▶ _PROVIDED DATA_:

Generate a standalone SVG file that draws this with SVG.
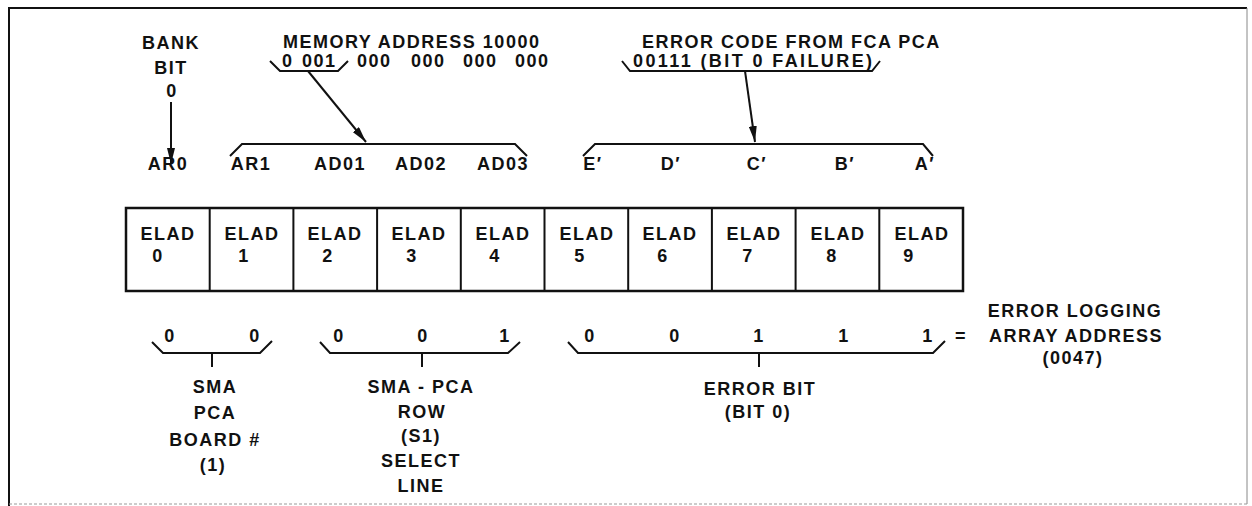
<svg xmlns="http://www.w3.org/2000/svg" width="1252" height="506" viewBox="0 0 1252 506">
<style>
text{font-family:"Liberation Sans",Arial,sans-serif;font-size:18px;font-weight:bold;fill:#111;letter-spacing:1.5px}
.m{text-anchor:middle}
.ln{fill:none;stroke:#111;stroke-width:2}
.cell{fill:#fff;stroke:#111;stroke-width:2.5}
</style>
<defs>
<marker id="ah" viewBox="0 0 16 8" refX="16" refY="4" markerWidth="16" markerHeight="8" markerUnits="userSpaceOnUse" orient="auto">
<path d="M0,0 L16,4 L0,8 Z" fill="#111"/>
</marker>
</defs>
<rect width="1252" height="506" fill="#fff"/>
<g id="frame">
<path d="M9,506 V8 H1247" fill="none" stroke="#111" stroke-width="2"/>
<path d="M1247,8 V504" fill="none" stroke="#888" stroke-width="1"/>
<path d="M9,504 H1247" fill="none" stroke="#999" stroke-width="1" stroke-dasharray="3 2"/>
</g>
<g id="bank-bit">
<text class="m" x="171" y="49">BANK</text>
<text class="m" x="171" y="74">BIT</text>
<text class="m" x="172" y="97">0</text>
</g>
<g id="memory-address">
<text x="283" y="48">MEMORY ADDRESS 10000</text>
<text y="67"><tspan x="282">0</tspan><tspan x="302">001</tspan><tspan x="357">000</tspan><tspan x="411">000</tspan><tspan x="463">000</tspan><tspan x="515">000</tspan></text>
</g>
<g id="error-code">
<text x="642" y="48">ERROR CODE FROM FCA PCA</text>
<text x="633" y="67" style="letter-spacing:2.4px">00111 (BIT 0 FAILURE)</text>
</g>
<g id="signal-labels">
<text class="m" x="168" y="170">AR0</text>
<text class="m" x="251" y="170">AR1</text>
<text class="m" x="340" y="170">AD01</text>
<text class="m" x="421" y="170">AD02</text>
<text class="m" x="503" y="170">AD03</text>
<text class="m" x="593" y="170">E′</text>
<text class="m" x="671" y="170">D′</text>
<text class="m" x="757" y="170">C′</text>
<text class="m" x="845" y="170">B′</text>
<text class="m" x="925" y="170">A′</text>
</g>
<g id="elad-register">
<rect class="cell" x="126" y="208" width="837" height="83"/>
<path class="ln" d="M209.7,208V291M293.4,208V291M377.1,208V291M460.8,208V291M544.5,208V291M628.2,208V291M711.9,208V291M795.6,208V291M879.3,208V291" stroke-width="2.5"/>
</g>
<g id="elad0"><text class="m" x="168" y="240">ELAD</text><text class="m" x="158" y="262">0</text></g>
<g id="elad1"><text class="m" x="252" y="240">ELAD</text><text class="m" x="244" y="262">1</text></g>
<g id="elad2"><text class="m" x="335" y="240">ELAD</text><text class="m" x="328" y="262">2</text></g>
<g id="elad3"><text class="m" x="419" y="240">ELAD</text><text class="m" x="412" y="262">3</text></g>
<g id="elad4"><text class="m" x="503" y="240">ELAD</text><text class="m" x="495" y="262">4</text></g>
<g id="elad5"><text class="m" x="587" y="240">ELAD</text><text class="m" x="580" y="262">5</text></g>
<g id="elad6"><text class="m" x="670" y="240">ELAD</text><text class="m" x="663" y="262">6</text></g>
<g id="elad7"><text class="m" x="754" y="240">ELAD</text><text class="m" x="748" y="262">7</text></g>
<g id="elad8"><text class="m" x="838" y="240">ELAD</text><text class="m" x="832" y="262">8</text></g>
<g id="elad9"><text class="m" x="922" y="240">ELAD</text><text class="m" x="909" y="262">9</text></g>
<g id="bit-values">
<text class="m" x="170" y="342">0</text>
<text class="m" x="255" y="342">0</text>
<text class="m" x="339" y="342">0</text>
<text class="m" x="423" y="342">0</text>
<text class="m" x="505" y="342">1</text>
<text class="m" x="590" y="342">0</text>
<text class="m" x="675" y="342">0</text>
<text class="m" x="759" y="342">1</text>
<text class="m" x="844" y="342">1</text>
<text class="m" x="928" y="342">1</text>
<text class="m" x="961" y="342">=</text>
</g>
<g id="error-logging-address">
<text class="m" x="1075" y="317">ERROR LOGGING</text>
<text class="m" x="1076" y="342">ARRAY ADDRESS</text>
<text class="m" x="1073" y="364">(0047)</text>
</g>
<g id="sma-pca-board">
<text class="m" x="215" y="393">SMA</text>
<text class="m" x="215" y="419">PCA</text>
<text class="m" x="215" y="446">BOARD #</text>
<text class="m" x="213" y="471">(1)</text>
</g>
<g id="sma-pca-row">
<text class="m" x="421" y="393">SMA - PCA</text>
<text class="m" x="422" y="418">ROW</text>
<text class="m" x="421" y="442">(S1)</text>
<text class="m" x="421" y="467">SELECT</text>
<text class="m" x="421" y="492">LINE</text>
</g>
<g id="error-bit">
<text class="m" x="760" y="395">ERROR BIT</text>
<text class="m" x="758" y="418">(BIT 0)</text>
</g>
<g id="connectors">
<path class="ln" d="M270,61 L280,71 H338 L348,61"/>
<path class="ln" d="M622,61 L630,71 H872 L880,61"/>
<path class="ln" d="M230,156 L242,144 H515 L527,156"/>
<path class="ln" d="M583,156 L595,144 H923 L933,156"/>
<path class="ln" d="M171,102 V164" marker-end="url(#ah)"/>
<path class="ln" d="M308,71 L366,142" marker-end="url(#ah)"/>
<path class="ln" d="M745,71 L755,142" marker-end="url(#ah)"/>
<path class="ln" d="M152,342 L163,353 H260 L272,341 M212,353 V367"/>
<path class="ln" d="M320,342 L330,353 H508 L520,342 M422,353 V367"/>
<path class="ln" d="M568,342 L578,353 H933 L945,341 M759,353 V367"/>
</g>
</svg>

▶ _PROBLEM TO SOLVE_: Reproduce the whole listing exactly, but not the images in it.

▶ _RESULT OF THE TASK_:
Generate a standalone SVG file that draws this with SVG.
<svg xmlns="http://www.w3.org/2000/svg" width="1252" height="506" viewBox="0 0 1252 506">
<style>
text{font-family:"Liberation Sans",Arial,sans-serif;font-size:18px;font-weight:bold;fill:#111;letter-spacing:1.5px}
.m{text-anchor:middle}
.ln{fill:none;stroke:#111;stroke-width:2}
.cell{fill:#fff;stroke:#111;stroke-width:2.5}
</style>
<defs>
<marker id="ah" viewBox="0 0 16 8" refX="16" refY="4" markerWidth="16" markerHeight="8" markerUnits="userSpaceOnUse" orient="auto">
<path d="M0,0 L16,4 L0,8 Z" fill="#111"/>
</marker>
</defs>
<rect width="1252" height="506" fill="#fff"/>
<g id="frame">
<path d="M9,506 V8 H1247" fill="none" stroke="#111" stroke-width="2"/>
<path d="M1247,8 V504" fill="none" stroke="#888" stroke-width="1"/>
<path d="M9,504 H1247" fill="none" stroke="#999" stroke-width="1" stroke-dasharray="3 2"/>
</g>
<g id="bank-bit">
<text class="m" x="171" y="49">BANK</text>
<text class="m" x="171" y="74">BIT</text>
<text class="m" x="172" y="97">0</text>
</g>
<g id="memory-address">
<text x="283" y="48">MEMORY ADDRESS 10000</text>
<text y="67"><tspan x="282">0</tspan><tspan x="302">001</tspan><tspan x="357">000</tspan><tspan x="411">000</tspan><tspan x="463">000</tspan><tspan x="515">000</tspan></text>
</g>
<g id="error-code">
<text x="642" y="48">ERROR CODE FROM FCA PCA</text>
<text x="633" y="67" style="letter-spacing:2.4px">00111 (BIT 0 FAILURE)</text>
</g>
<g id="signal-labels">
<text class="m" x="168" y="170">AR0</text>
<text class="m" x="251" y="170">AR1</text>
<text class="m" x="340" y="170">AD01</text>
<text class="m" x="421" y="170">AD02</text>
<text class="m" x="503" y="170">AD03</text>
<text class="m" x="593" y="170">E′</text>
<text class="m" x="671" y="170">D′</text>
<text class="m" x="757" y="170">C′</text>
<text class="m" x="845" y="170">B′</text>
<text class="m" x="925" y="170">A′</text>
</g>
<g id="elad-register">
<rect class="cell" x="126" y="208" width="837" height="83"/>
<path class="ln" d="M209.7,208V291M293.4,208V291M377.1,208V291M460.8,208V291M544.5,208V291M628.2,208V291M711.9,208V291M795.6,208V291M879.3,208V291" stroke-width="2.5"/>
</g>
<g id="elad0"><text class="m" x="168" y="240">ELAD</text><text class="m" x="158" y="262">0</text></g>
<g id="elad1"><text class="m" x="252" y="240">ELAD</text><text class="m" x="244" y="262">1</text></g>
<g id="elad2"><text class="m" x="335" y="240">ELAD</text><text class="m" x="328" y="262">2</text></g>
<g id="elad3"><text class="m" x="419" y="240">ELAD</text><text class="m" x="412" y="262">3</text></g>
<g id="elad4"><text class="m" x="503" y="240">ELAD</text><text class="m" x="495" y="262">4</text></g>
<g id="elad5"><text class="m" x="587" y="240">ELAD</text><text class="m" x="580" y="262">5</text></g>
<g id="elad6"><text class="m" x="670" y="240">ELAD</text><text class="m" x="663" y="262">6</text></g>
<g id="elad7"><text class="m" x="754" y="240">ELAD</text><text class="m" x="748" y="262">7</text></g>
<g id="elad8"><text class="m" x="838" y="240">ELAD</text><text class="m" x="832" y="262">8</text></g>
<g id="elad9"><text class="m" x="922" y="240">ELAD</text><text class="m" x="909" y="262">9</text></g>
<g id="bit-values">
<text class="m" x="170" y="342">0</text>
<text class="m" x="255" y="342">0</text>
<text class="m" x="339" y="342">0</text>
<text class="m" x="423" y="342">0</text>
<text class="m" x="505" y="342">1</text>
<text class="m" x="590" y="342">0</text>
<text class="m" x="675" y="342">0</text>
<text class="m" x="759" y="342">1</text>
<text class="m" x="844" y="342">1</text>
<text class="m" x="928" y="342">1</text>
<text class="m" x="961" y="342">=</text>
</g>
<g id="error-logging-address">
<text class="m" x="1075" y="317">ERROR LOGGING</text>
<text class="m" x="1076" y="342">ARRAY ADDRESS</text>
<text class="m" x="1073" y="364">(0047)</text>
</g>
<g id="sma-pca-board">
<text class="m" x="215" y="393">SMA</text>
<text class="m" x="215" y="419">PCA</text>
<text class="m" x="215" y="446">BOARD #</text>
<text class="m" x="213" y="471">(1)</text>
</g>
<g id="sma-pca-row">
<text class="m" x="421" y="393">SMA - PCA</text>
<text class="m" x="422" y="418">ROW</text>
<text class="m" x="421" y="442">(S1)</text>
<text class="m" x="421" y="467">SELECT</text>
<text class="m" x="421" y="492">LINE</text>
</g>
<g id="error-bit">
<text class="m" x="760" y="395">ERROR BIT</text>
<text class="m" x="758" y="418">(BIT 0)</text>
</g>
<g id="connectors">
<path class="ln" d="M270,61 L280,71 H338 L348,61"/>
<path class="ln" d="M622,61 L630,71 H872 L880,61"/>
<path class="ln" d="M230,156 L242,144 H515 L527,156"/>
<path class="ln" d="M583,156 L595,144 H923 L933,156"/>
<path class="ln" d="M171,102 V164" marker-end="url(#ah)"/>
<path class="ln" d="M308,71 L366,142" marker-end="url(#ah)"/>
<path class="ln" d="M745,71 L755,142" marker-end="url(#ah)"/>
<path class="ln" d="M152,342 L163,353 H260 L272,341 M212,353 V367"/>
<path class="ln" d="M320,342 L330,353 H508 L520,342 M422,353 V367"/>
<path class="ln" d="M568,342 L578,353 H933 L945,341 M759,353 V367"/>
</g>
</svg>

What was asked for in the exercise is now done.